There have been hundreds of volunteers and dozens of committees writing the policies and reviewing the case management efforts," King said of those who have navigated red tape to help survivors.
With its holistic approach to its relief efforts, March2Recovery created a spiritual and emotional needs committee.
"(The group) has been a really important committee because we were particularly concerned about the schools and school kids and issues with staff and kids there," King said.
She said the group has helped locate revenue sources to fund an after-school program and, by working with the YMCA, provided summer-camp programs.
"(The children) lost a lot of time in schools. Even though they got into other buildings within two or three weeks, it just wasn't a real learning atmosphere," King said.
Jennifer Mills-Knutsen is a pastor at St. Luke's United Church of Christ in Jeffersonville and serves on the March2Recovery spiritual and emotional needs committee.
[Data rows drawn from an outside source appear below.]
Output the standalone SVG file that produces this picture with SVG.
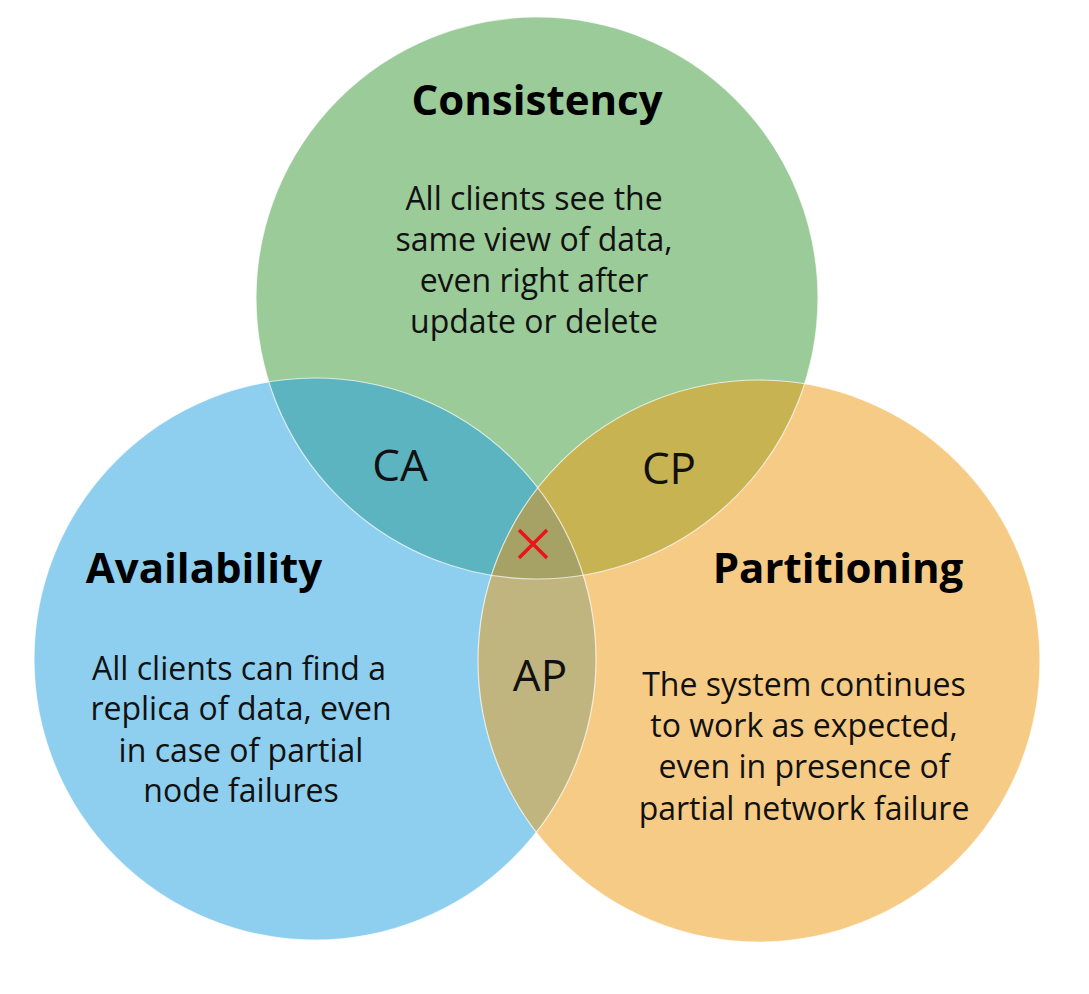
<svg xmlns="http://www.w3.org/2000/svg" width="1089" height="994" viewBox="0 0 1089 994">
  <style>
    .title { font-family: "Open Sans", "Noto Sans", "DejaVu Sans", sans-serif; font-weight: bold; font-size: 42px; fill: #000; text-anchor: middle; }
    .body { font-family: "Open Sans", "Noto Sans", "DejaVu Sans", sans-serif; font-size: 32px; fill: #111; text-anchor: middle; }
    .lbl { font-family: "Open Sans", "Noto Sans", "DejaVu Sans", sans-serif; font-size: 44px; fill: #111; text-anchor: middle; }
    .edge { fill: none; stroke: #ffffff; stroke-opacity: 0.7; stroke-width: 1.2; }
  </style>
  <defs>
    <clipPath id="clipA"><circle cx="315" cy="659" r="281"/></clipPath>
    <clipPath id="clipP"><circle cx="759" cy="661" r="281"/></clipPath>
    <clipPath id="clipC"><circle cx="537" cy="298" r="281"/></clipPath>
  </defs>
  <rect width="1089" height="994" fill="#ffffff"/>

  <g id="availability">
    <circle cx="315" cy="659" r="281" fill="#8ECFEF"/>
  </g>
  <g id="partitioning">
    <circle cx="759" cy="661" r="281" fill="#F6CB86"/>
  </g>
  <g id="consistency">
    <circle cx="537" cy="298" r="281" fill="#9ACB98"/>
  </g>

  <g id="ap-region">
    <circle cx="759" cy="661" r="281" fill="#C0B57E" clip-path="url(#clipA)"/>
  </g>
  <g id="ca-region">
    <circle cx="537" cy="298" r="281" fill="#5BB4BF" clip-path="url(#clipA)"/>
  </g>
  <g id="cp-region">
    <circle cx="537" cy="298" r="281" fill="#C8B352" clip-path="url(#clipP)"/>
  </g>
  <g id="cap-region" clip-path="url(#clipA)">
    <circle cx="537" cy="298" r="281" fill="#A6A265" clip-path="url(#clipP)"/>
  </g>

  <g id="outlines">
    <circle class="edge" cx="315" cy="659" r="281"/>
    <circle class="edge" cx="759" cy="661" r="281"/>
    <circle class="edge" cx="537" cy="298" r="281"/>
  </g>

  <g id="consistency-text">
    <text class="title" x="537" y="115">Consistency</text>
    <text class="body" x="534" y="210">All clients see the</text>
    <text class="body" x="534" y="251">same view of data,</text>
    <text class="body" x="534" y="292">even right after</text>
    <text class="body" x="534" y="333">update or delete</text>
  </g>
  <g id="availability-text">
    <text class="title" x="204" y="583">Availability</text>
    <text class="body" x="239" y="680">All clients can find a</text>
    <text class="body" x="241" y="720">replica of data, even</text>
    <text class="body" x="241" y="762">in case of partial</text>
    <text class="body" x="241" y="802">node failures</text>
  </g>
  <g id="partitioning-text">
    <text class="title" x="838" y="583">Partitioning</text>
    <text class="body" x="804" y="696">The system continues</text>
    <text class="body" x="804" y="737">to work as expected,</text>
    <text class="body" x="804" y="778">even in presence of</text>
    <text class="body" x="804" y="820">partial network failure</text>
  </g>

  <g id="labels">
    <text class="lbl" x="400" y="481">CA</text>
    <text class="lbl" x="669" y="484">CP</text>
    <text class="lbl" x="540" y="691">AP</text>
  </g>
  <g id="cross">
    <path d="M519,530 L547,558 M547,530 L519,558" stroke="#E8141A" stroke-width="3.5" fill="none"/>
  </g>
</svg>
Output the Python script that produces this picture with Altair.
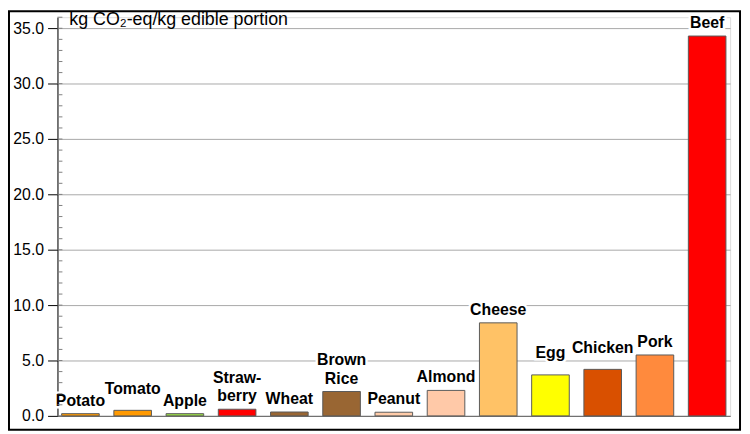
import altair as alt
import pandas as pd

foods = ["Potato", "Tomato", "Apple", "Straw-\nberry", "Wheat", "Brown\nRice", "Peanut",
         "Almond", "Cheese", "Egg", "Chicken", "Pork", "Beef"]
values = [0.2, 0.5, 0.2, 0.6, 0.35, 2.2, 0.33, 2.3, 8.4, 3.7, 4.2, 5.5, 34.3]
colors = ["#FF9900", "#FF9900", "#99DD44", "#FF0000", "#996633", "#996633", "#FFCBA8",
          "#FFC9A8", "#FFC266", "#FFFF00", "#D95000", "#FF8A3D", "#FF0000"]
y_ticks = [0, 5, 10, 15, 20, 25, 30, 35]
minor_ticks = list(range(0, 37))
raised = ["Tomato", "Egg", "Chicken"]

df = pd.DataFrame({"food": foods, "value": values, "color": colors,
                   "label": [f.split("\n") for f in foods]})
df["raised"] = df["food"].isin(raised)
df["multi"] = df["food"].str.contains("\n")

W, H = 680, 403
FONT = "Liberation Sans"

xs = alt.X("food:N", sort=foods, scale=alt.Scale(paddingInner=0.28, paddingOuter=0.08),
           axis=alt.Axis(labels=False, ticks=False, title=None, domainColor="#666666",
                         domainWidth=1))
ys = alt.Y("value:Q", scale=alt.Scale(domain=[0, 36], nice=False, zero=True),
           axis=alt.Axis(values=y_ticks, format=".1f", title=None, labelFontSize=16,
                         labelFont=FONT, labelColor="#000000", labelPadding=4,
                         tickSize=10, tickColor="#000000", domainColor="#000000",
                         grid=True, gridColor="#A8A8A8", gridWidth=1))

base = alt.Chart(df)

bars = base.mark_bar(stroke="#5a5a5a", strokeWidth=1).encode(
    x=xs, y=ys, color=alt.Color("color:N", scale=None)
)


def label_layer(cond, dy, halo=False):
    style = dict(fontSize=16, fontWeight="bold", font=FONT, baseline="bottom", dy=dy,
                 lineHeight=19)
    if halo:
        style.update(color="#FFFFFF", stroke="#FFFFFF", strokeWidth=5)
    else:
        style.update(color="#000000")
    return base.transform_filter(cond).mark_text(**style).encode(
        x=alt.X("food:N", sort=foods), y="value:Q", text="label")


groups = [("!datum.raised && !datum.multi", -5), ("datum.multi", -24), ("datum.raised", -14)]
halos = [label_layer(c, d, halo=True) for c, d in groups]
labels = [label_layer(c, d) for c, d in groups]

minor = alt.Chart(pd.DataFrame({"t": minor_ticks})).mark_rule(
    color="#808080", strokeWidth=1
).encode(x=alt.value(0), x2=alt.value(5), y="t:Q")

title = alt.Chart(pd.DataFrame({"t": ["kg CO₂-eq/kg edible portion"]})).mark_text(
    align="left", baseline="alphabetic", fontSize=18, font=FONT, color="#000000"
).encode(x=alt.value(12), y=alt.value(8), text="t:N")

border = alt.Chart(pd.DataFrame({"a": [0]})).mark_rect(
    fill=None, stroke="#000000", strokeWidth=2
).encode(x=alt.value(-49), x2=alt.value(690), y=alt.value(-6), y2=alt.value(417))

chart = alt.layer(bars, *halos, *labels, minor, title, border).properties(
    width=W, height=H,
    autosize=alt.AutoSizeParams(type="none"),
    padding={"left": 50, "top": 7, "right": 12, "bottom": 16},
).configure_view(stroke=None).configure(background="#FFFFFF")

chart.save("out.html", embed_options={"renderer": "svg", "actions": False})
"I got involved the Monday after the tornado," she said.
Mills-Knutsen said she went to a United Way volunteer reception center on Spring Street in Jeffersonville prepared to help however she could.
"We have several families in our church that were impacted by the storm, and we wanted to be a supportive presence, not just in the immediate response, but for the long-term," Mills-Knutsen said.
Through her position with March2Recovery, Mills-Knutsen has had the opportunity to address survivors' intangible needs.
"We want to make sure people get put back together after the storm, that their lives are put whole again," she said. "That doesn't mean just their property and houses, but dealing with the trauma and spiritual and emotional needs as well."
Mills-Knutsen said her congregation is one of many churches in Southern Indiana to provide volunteers following the storms.
"In this situation a lot of good church folk are coming together." she said. "It is really powerful to witness that we are doing this together."
Although March2Recovery is preparing to provide extended relief, King said organizers do not intend on becoming a permanent fixture.
"Until people are back in their houses our job isn't done," she said. "Once we feel that everyone is restored to their homes and, hopefully, restored emotionally, then we will go away. March2Recovery will go away."